2.1  (i) On March 15th, 2007 the Selling Parties shall provide the Purchaser’s consultants including for instance, auditing firm and financial advisors (hereinafter referred to as (the “Consultants”), for all opportune assessments, a balance sheet made with reference to February 28th, 2007, according to which the Net Worth of QR shall be determined as of February 28th, 2007 (hereinafter, in this contract, the term Net Worth, even if written as accounting net worth, shall refer to the description given in art. 2424 of the Civil Code). The Consultants, as part of these assessments, may, at their own discretion, participate in the phases of drawing up of the aforementioned balance sheet. When exercising this right the Consultants can, among other things, participate in informative meetings organized by the Sellers without this hampering or hindering the procedures for drawing up of the balance sheet by the Selling Parties.
(ii) Whenever remarks are made by the Consultants that render the Net Worth of QR as of February 28th, 2007, lower than the amount guaranteed at points 7.2 (i) and 7.2 (ii) of this Contract then the Purchaser shall have the task of notifying these remarks by and no later than March 20th, 2007 as the Parties hold 5 days to be sufficient for formulating the remarks even in accordance with the powers granted to the Consultants in the previous point.

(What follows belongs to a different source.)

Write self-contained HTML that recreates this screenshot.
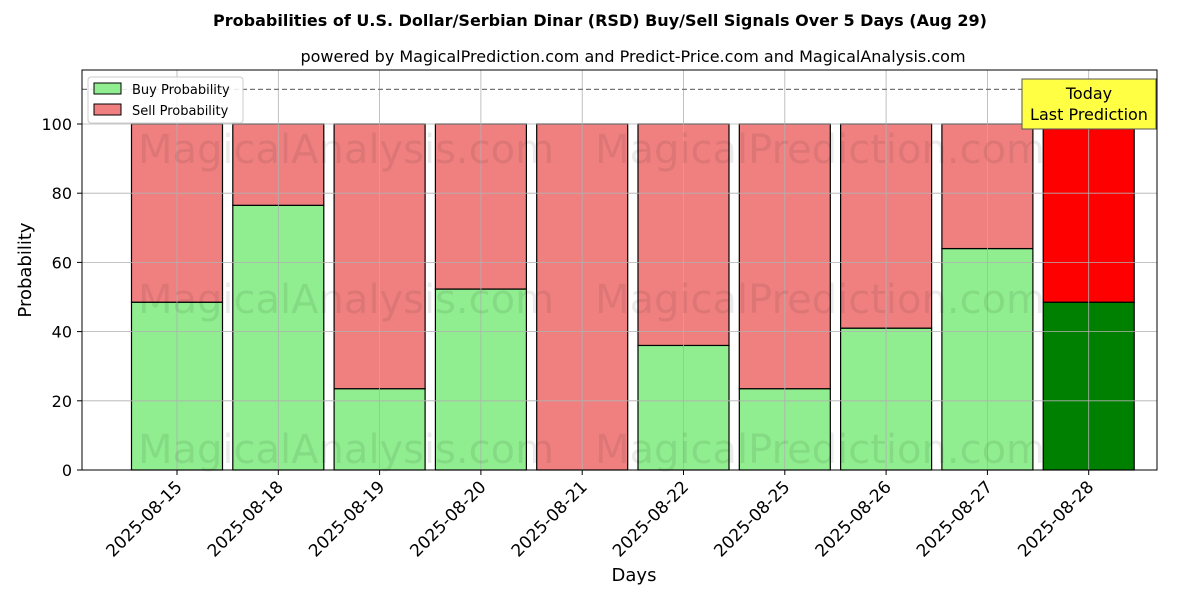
<!DOCTYPE html>
<html><head><meta charset="utf-8"><style>
body{margin:0;background:#fff;font-family:"Liberation Sans","DejaVu Sans",sans-serif}
svg text{font-family:"DejaVu Sans","Liberation Sans",sans-serif}
</style></head><body>
<svg id="chart" width="1200" height="600" xmlns="http://www.w3.org/2000/svg">
<text x="600" y="26" text-anchor="middle" font-size="16" font-weight="bold">Probabilities of U.S. Dollar/Serbian Dinar (RSD) Buy/Sell Signals Over 5 Days (Aug 29)</text>
<text x="633" y="62" text-anchor="middle" font-size="16">powered by MagicalPrediction.com and Predict-Price.com and MagicalAnalysis.com</text>
<g id="bars"></g>
<g id="grid"></g>
<g id="wm" fill="#000" fill-opacity="0.08" font-size="40">
<text x="346" y="163" text-anchor="middle">MagicalAnalysis.com</text>
<text x="820" y="163" text-anchor="middle">MagicalPrediction.com</text>
<text x="346" y="313" text-anchor="middle">MagicalAnalysis.com</text>
<text x="820" y="313" text-anchor="middle">MagicalPrediction.com</text>
<text x="346" y="463" text-anchor="middle">MagicalAnalysis.com</text>
<text x="820" y="463" text-anchor="middle">MagicalPrediction.com</text>
</g>
<line x1="82" x2="1157" y1="89.4" y2="89.4" stroke="#777" stroke-dasharray="5,3" stroke-width="1.2"/>
<rect x="82" y="70" width="1075" height="400" fill="none" stroke="#000" stroke-width="1"/>
<g id="axes"></g>
<text x="634" y="581" text-anchor="middle" font-size="18">Days</text>
<text transform="translate(31,270) rotate(-90)" text-anchor="middle" font-size="18">Probability</text>
<g>
<rect x="88" y="77" width="155" height="46" fill="#fff" fill-opacity="0.85" stroke="#ccc" rx="3"/>
<rect x="94" y="83" width="27" height="11" fill="#90ee90" stroke="#000"/>
<text x="132" y="94" font-size="13">Buy Probability</text>
<rect x="94" y="104" width="27" height="11" fill="#f08080" stroke="#000"/>
<text x="132" y="115" font-size="13">Sell Probability</text>
</g>
<g>
<rect x="1022" y="79" width="134" height="50" fill="#ffff44" stroke="#555"/>
<text x="1089" y="99" text-anchor="middle" font-size="16">Today</text>
<text x="1089" y="120" text-anchor="middle" font-size="16">Last Prediction</text>
</g>
</svg>
<script>
const categories=["2025-08-15","2025-08-18","2025-08-19","2025-08-20","2025-08-21","2025-08-22","2025-08-25","2025-08-26","2025-08-27","2025-08-28"];
const buyValues=[48.5,76.5,23.5,52.3,0,36,23.5,41,64,48.5];
const sellValues=[51.5,23.5,76.5,47.7,100,64,76.5,59,36,51.5];
const yTicks=[0,20,40,60,80,100];
const NS="http://www.w3.org/2000/svg";
const x=i=>177+i*101.3;
const y=v=>470-v*3.46;
const bw=91;
function mk(tag,attrs,parent){const e=document.createElementNS(NS,tag);for(const k in attrs)e.setAttribute(k,attrs[k]);parent.appendChild(e);return e;}
const grid=document.getElementById('grid'),bars=document.getElementById('bars'),axes=document.getElementById('axes');
yTicks.forEach(t=>{
 const l=mk('line',{x1:82,x2:1157,y1:y(t),y2:y(t),stroke:'#b0b0b0','stroke-width':0.8},grid);
 
 
 mk('line',{x1:77,x2:82,y1:y(t),y2:y(t),stroke:'#000'},axes);
 const tx=mk('text',{x:72,y:y(t)+6,'text-anchor':'end','font-size':16},axes);
 tx.textContent=t;
 
 
});
categories.forEach((c,i)=>{
 const l=mk('line',{x1:x(i),x2:x(i),y1:70,y2:470,stroke:'#b0b0b0','stroke-width':0.8},grid);
 
 
 const last=i===categories.length-1;
 const b=mk('rect',{x:x(i)-bw/2,y:y(buyValues[i]),width:bw,height:y(0)-y(buyValues[i]),fill:last?'#008000':'#90ee90',stroke:'#000','stroke-width':1.2},bars);
 
 
 const s=mk('rect',{x:x(i)-bw/2,y:y(buyValues[i]+sellValues[i]),width:bw,height:y(buyValues[i])-y(buyValues[i]+sellValues[i]),fill:last?'#ff0000':'#f08080',stroke:'#000','stroke-width':1.2},bars);
 
 
 mk('line',{x1:x(i),x2:x(i),y1:470,y2:475,stroke:'#000'},axes);
 const tx=mk('text',{x:x(i)+6,y:488,'text-anchor':'end','font-size':17,transform:`rotate(-45 ${x(i)+6} 488)`},axes);
 tx.textContent=c;
 
 
});
</script>
</body></html>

In said assumption the Parties shall discuss the facts that emerged in order to find a shared solution.
(iii) Whenever no shared solution is forthcoming the Sellers undertake to issue, at the closing, which shall in any case take place according to the required terms and procedures, a guarantee from a primary bank to be used at the outcome and in accordance with the decision of the arbitrator specified in the following point, for an amount equal to the amount of difference between guaranteed net worth and what was detected by the Consultants.
(iv) The Parties shall therefore rely, following the closing, on the decision of a third arbitrator, appointed by the President of the Court of Verona, who must decide on the remarks raised by the auditing firm and consequently determine the Net Worth and the amount that can in case be used on the guarantee that was issued and also determine the Party which is to pay, in addition to his own fees, also the costs for the guarantee.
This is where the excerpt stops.